Indonesia Menuju Energi Hijau dengan Rencana Pembangkit Listrik Tenaga Nuklir Pertama
- Jumat, 03 Januari 2025

JAKARTA - Dalam upayanya mencapai target ambisius emisi nol bersih pada tahun 2060, Indonesia sedang merencanakan pembangunan pembangkit listrik tenaga nuklir (PLTN) pertamanya.

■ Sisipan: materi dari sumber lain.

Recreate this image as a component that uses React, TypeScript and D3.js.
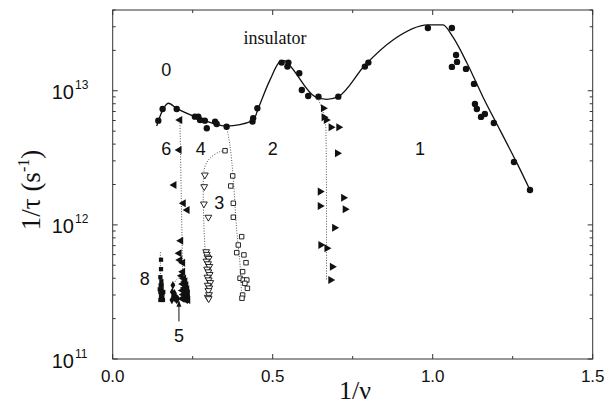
import React from "react";
import * as d3 from "d3";

const W = 614;
const H = 406;
const M = { left: 112.7, right: 592.7, top: 10, bottom: 359 };

const xTickValues = [0, 0.5, 1.0, 1.5];
const xTickLabels = ["0.0", "0.5", "1.0", "1.5"];
const yDecades = [11, 12, 13];

// every point: [1/nu, log10(1/tau)]
const solidCurve: [number, number][] = [
  [0.1375, 12.737], [0.155, 12.85], [0.174, 12.907], [0.2, 12.869], [0.2625, 12.802],
  [0.356, 12.737], [0.439, 12.777], [0.455, 12.87], [0.4916, 13.081], [0.523, 13.217],
  [0.537, 13.225], [0.549, 13.2], [0.632, 12.956], [0.669, 12.936], [0.705, 12.956],
  [0.788, 13.19], [0.876, 13.379], [0.985, 13.491], [1.032, 13.491], [1.063, 13.401],
  [1.107, 13.207], [1.157, 12.954], [1.21, 12.708], [1.263, 12.462], [1.304, 12.26],
];

const insulatorDots: [number, number][] = [
  [0.1425, 12.777], [0.156, 12.864], [0.2, 12.864], [0.257, 12.807], [0.2675, 12.807],
  [0.273, 12.782], [0.288, 12.777], [0.294, 12.72], [0.32, 12.77], [0.325, 12.752],
  [0.356, 12.732], [0.437, 12.77], [0.439, 12.795], [0.452, 12.87],
  [0.528, 13.21], [0.549, 13.21], [0.546, 13.18], [0.583, 13.13], [0.591, 13.006],
  [0.611, 12.961], [0.643, 12.956], [0.705, 12.956], [0.788, 13.18], [0.799, 13.21],
  [0.985, 13.468], [1.06, 13.468], [1.073, 13.267], [1.076, 13.215], [1.06, 13.178],
  [1.104, 13.163], [1.129, 13.051], [1.132, 12.902], [1.138, 12.864], [1.151, 12.805],
  [1.163, 12.827], [1.191, 12.76], [1.254, 12.469], [1.304, 12.26],
];

const series1: [number, number][] = [
  [0.658, 12.87], [0.66, 12.802], [0.667, 12.782], [0.682, 12.728], [0.706, 12.728],
  [0.702, 12.534], [0.648, 12.248], [0.721, 12.203], [0.648, 12.141], [0.726, 12.116],
  [0.693, 11.979], [0.65, 11.85], [0.669, 11.826], [0.686, 11.688], [0.681, 11.589],
];
const series1Line: [number, number][] = [
  [0.64, 12.95], [0.655, 12.86], [0.664, 12.78], [0.667, 12.6], [0.668, 11.59],
];

const series6: [number, number][] = [
  [0.21, 12.782], [0.208, 12.559], [0.192, 12.298], [0.221, 12.161], [0.233, 12.111],
  [0.213, 11.882], [0.208, 11.788], [0.21, 11.738], [0.219, 11.718], [0.219, 11.651],
  [0.215, 11.62], [0.222, 11.6], [0.226, 11.58], [0.219, 11.56], [0.229, 11.55],
  [0.224, 11.53], [0.232, 11.52], [0.218, 11.51], [0.227, 11.5], [0.234, 11.49],
  [0.221, 11.48], [0.23, 11.47], [0.225, 11.46], [0.233, 11.45], [0.217, 11.45],
  [0.228, 11.44], [0.235, 11.44],
];
const series6Line: [number, number][] = [[0.21, 12.8], [0.22, 11.44]];

const series4: [number, number][] = [
  [0.288, 12.372], [0.286, 12.285], [0.285, 12.156], [0.299, 12.057],
  [0.292, 11.8], [0.294, 11.78], [0.296, 11.76], [0.3, 11.75], [0.293, 11.73],
  [0.298, 11.71], [0.302, 11.69], [0.295, 11.67], [0.299, 11.65], [0.303, 11.63],
  [0.296, 11.61], [0.3, 11.59], [0.305, 11.57], [0.297, 11.55], [0.302, 11.53],
  [0.299, 11.51], [0.301, 11.48], [0.297, 11.46], [0.3, 11.45],
];
const series4Line: [number, number][] = [
  [0.351, 12.553], [0.335, 12.546], [0.304, 12.497], [0.289, 12.44], [0.284, 12.37],
  [0.285, 12.0], [0.292, 11.7], [0.3, 11.45],
];

const series3: [number, number][] = [
  [0.351, 12.553], [0.375, 12.365], [0.369, 12.29], [0.377, 12.161], [0.377, 12.057],
  [0.403, 11.912], [0.3925, 11.85], [0.3875, 11.793], [0.41, 11.776], [0.4166, 11.718],
  [0.406, 11.651], [0.398, 11.602], [0.408, 11.589], [0.419, 11.589], [0.413, 11.564],
  [0.421, 11.527], [0.406, 11.477], [0.404, 11.453],
];
const series3Line: [number, number][] = [
  [0.356, 12.732], [0.367, 12.583], [0.377, 12.335], [0.3875, 11.96], [0.398, 11.7], [0.403, 11.45],
];

const series8: [number, number][] = [
  [0.151, 11.74], [0.151, 11.67], [0.149, 11.61], [0.152, 11.58], [0.15, 11.55],
  [0.153, 11.52], [0.149, 11.5], [0.156, 11.49], [0.151, 11.47], [0.155, 11.46],
  [0.149, 11.44], [0.157, 11.44], [0.153, 11.55], [0.147, 11.52], [0.158, 11.5],
];
const series8Line: [number, number][] = [[0.149, 11.44], [0.149, 11.8]];

const series5: [number, number][] = [
  [0.188, 11.55], [0.186, 11.5], [0.19, 11.47], [0.195, 11.45], [0.2, 11.44],
  [0.185, 11.44], [0.193, 11.49], [0.198, 11.46], [0.203, 11.45],
];
const series5Line: [number, number][] = [[0.189, 11.54], [0.2, 11.595], [0.2185, 11.614]];

const regionLabels: { text: string; x: number; v: number }[] = [
  { text: "0", x: 0.167, v: 13.155 },
  { text: "6", x: 0.167, v: 12.57 },
  { text: "4", x: 0.275, v: 12.57 },
  { text: "2", x: 0.5, v: 12.57 },
  { text: "1", x: 0.96, v: 12.57 },
  { text: "3", x: 0.333, v: 12.165 },
  { text: "8", x: 0.1, v: 11.6 },
  { text: "5", x: 0.207, v: 11.175 },
];

const SANS = "'Liberation Sans', Arial, sans-serif";
const SERIF = "'Liberation Serif', 'Times New Roman', serif";

export default function App() {
  const x = d3.scaleLinear().domain([0, 1.5]).range([M.left, M.right]);
  const y = d3.scaleLog().domain([1e11, 4e13]).range([M.bottom, M.top]);
  const px = (d: [number, number]) => x(d[0]);
  const py = (d: [number, number]) => y(Math.pow(10, d[1]));

  const solid = d3.line<[number, number]>().x(px).y(py).curve(d3.curveMonotoneX);
  const dotted = d3.line<[number, number]>().x(px).y(py).curve(d3.curveCatmullRom);

  const tri = d3.symbol().type(d3.symbolTriangle).size(28)() as string;
  const triOpen = d3.symbol().type(d3.symbolTriangle).size(20)() as string;
  const sq = d3.symbol().type(d3.symbolSquare).size(18)() as string;
  const sqOpen = d3.symbol().type(d3.symbolSquare).size(20)() as string;
  const dia = d3.symbol().type(d3.symbolDiamond).size(20)() as string;

  const xMinor = d3.range(0, 1.5001, 0.25);
  const yMinor = y.ticks();
  const isMajor = (v: number) => Math.abs(Math.log10(v) - Math.round(Math.log10(v))) < 1e-6;

  const dotLine = { fill: "none", stroke: "#555", strokeWidth: 1, strokeDasharray: "1 1.6" };

  return (
    <svg width={W} height={H} style={{ position: "absolute", left: 0, top: 0, background: "#fff" }}>
      {/* frame */}
      <rect x={M.left} y={M.top} width={M.right - M.left} height={M.bottom - M.top}
        fill="none" stroke="#333" strokeWidth={1} />

      {/* x ticks, bottom and top */}
      {xMinor.map((v) => {
        const len = Math.abs(v % 0.5) < 1e-6 ? 5 : 3;
        return (
          <g key={"xt" + v} stroke="#333" strokeWidth={1}>
            <line x1={x(v)} x2={x(v)} y1={M.bottom} y2={M.bottom - len} />
            <line x1={x(v)} x2={x(v)} y1={M.top} y2={M.top + len} />
          </g>
        );
      })}
      {/* y ticks, left and right */}
      {yMinor.map((v) => {
        const len = isMajor(v) ? 5 : 3;
        return (
          <g key={"yt" + v} stroke="#333" strokeWidth={1}>
            <line x1={M.left} x2={M.left + len} y1={y(v)} y2={y(v)} />
            <line x1={M.right} x2={M.right - len} y1={y(v)} y2={y(v)} />
          </g>
        );
      })}

      {/* tick labels */}
      {xTickValues.map((v, i) => (
        <text key={"xl" + v} x={x(v)} y={382} textAnchor="middle" fontFamily={SANS} fontSize={17} fill="#111">
          {xTickLabels[i]}
        </text>
      ))}
      {yDecades.map((e) => (
        <text key={"yl" + e} x={74} y={y(Math.pow(10, e)) + 8.5} textAnchor="end" fontFamily={SANS} fontSize={20} fill="#111">
          10
          <tspan x={75} dy={-10} fontSize={12} textAnchor="start">{e}</tspan>
        </text>
      ))}

      {/* axis titles */}
      <text x={355} y={399} textAnchor="middle" fontFamily={SERIF} fontSize={26} fill="#111">1/ν</text>
      <text transform="translate(40,190) rotate(-90)" textAnchor="middle" fontFamily={SERIF} fontSize={27} fill="#111">
        1/τ (s<tspan dy={-11} fontSize={16}>-1</tspan><tspan dy={11}>)</tspan>
      </text>

      {/* dotted boundary lines */}
      <path d={dotted(series1Line) ?? ""} {...dotLine} />
      <path d={dotted(series6Line) ?? ""} {...dotLine} />
      <path d={dotted(series4Line) ?? ""} {...dotLine} />
      <path d={dotted(series3Line) ?? ""} {...dotLine} />
      <path d={dotted(series8Line) ?? ""} {...dotLine} />
      <path d={dotted(series5Line) ?? ""} {...dotLine} />

      {/* solid line */}
      <path d={solid(solidCurve) ?? ""} fill="none" stroke="#111" strokeWidth={1.3} />

      {/* markers */}
      {insulatorDots.map((d, i) => (
        <circle key={"c" + i} cx={px(d)} cy={py(d)} r={3.2} fill="#111" />
      ))}
      {series1.map((d, i) => (
        <path key={"s1" + i} d={tri} transform={`translate(${px(d)},${py(d)}) rotate(90)`} fill="#111" />
      ))}
      {series6.map((d, i) => (
        <path key={"s6" + i} d={tri} transform={`translate(${px(d)},${py(d)}) rotate(-90)`} fill="#111" />
      ))}
      {series4.map((d, i) => (
        <path key={"s4" + i} d={triOpen} transform={`translate(${px(d)},${py(d)}) rotate(180)`} fill="#fff" stroke="#111" strokeWidth={0.9} />
      ))}
      {series3.map((d, i) => (
        <path key={"s3" + i} d={sqOpen} transform={`translate(${px(d)},${py(d)})`} fill="#fff" stroke="#111" strokeWidth={0.9} />
      ))}
      {series8.map((d, i) => (
        <path key={"s8" + i} d={sq} transform={`translate(${px(d)},${py(d)})`} fill="#111" />
      ))}
      {series5.map((d, i) => (
        <path key={"s5" + i} d={dia} transform={`translate(${px(d)},${py(d)})`} fill="#111" />
      ))}

      {/* annotations */}
      <text x={x(0.507)} y={y(Math.pow(10, 13.349))} textAnchor="middle" fontFamily={SERIF} fontSize={18} fill="#111">
        insulator
      </text>
      {regionLabels.map((l) => (
        <text key={"rl" + l.text} x={x(l.x)} y={y(Math.pow(10, l.v))} dy="0.35em" textAnchor="middle"
          fontFamily={SANS} fontSize={18} fill="#111">
          {l.text}
        </text>
      ))}
      {/* arrow pointing at group 5 */}
      <line x1={x(0.207)} x2={x(0.207)} y1={y(Math.pow(10, 11.28))} y2={y(Math.pow(10, 11.43))} stroke="#111" strokeWidth={1} />
      <path
        d={`M${x(0.207)},${y(Math.pow(10, 11.435))} l-2.5,6 l5,0 z`}
        fill="#111"
      />
    </svg>
  );
}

Proyek ini, yang berada di Pulau Kelasa, Kepulauan Bangka Belitung, menandai langkah besar bagi Indonesia dalam mengadopsi sumber energi yang lebih hijau di tengah kontroversi biaya, keamanan, dan risiko lingkungan.
Pemerintah dan pendukung proyek ini berargumen bahwa tenaga nuklir menawarkan alternatif rendah karbon yang andal dibandingkan ketergantungan pada pembangkit listrik tenaga batu bara. “Ini akan menjadikan Indonesia sebagai negara pertama di ASEAN yang resmi menggunakan nuklir,” ungkap Bob S. Effendi, Direktur Operasi ThorCon Power Indonesia, melalui unggahannya di Facebook.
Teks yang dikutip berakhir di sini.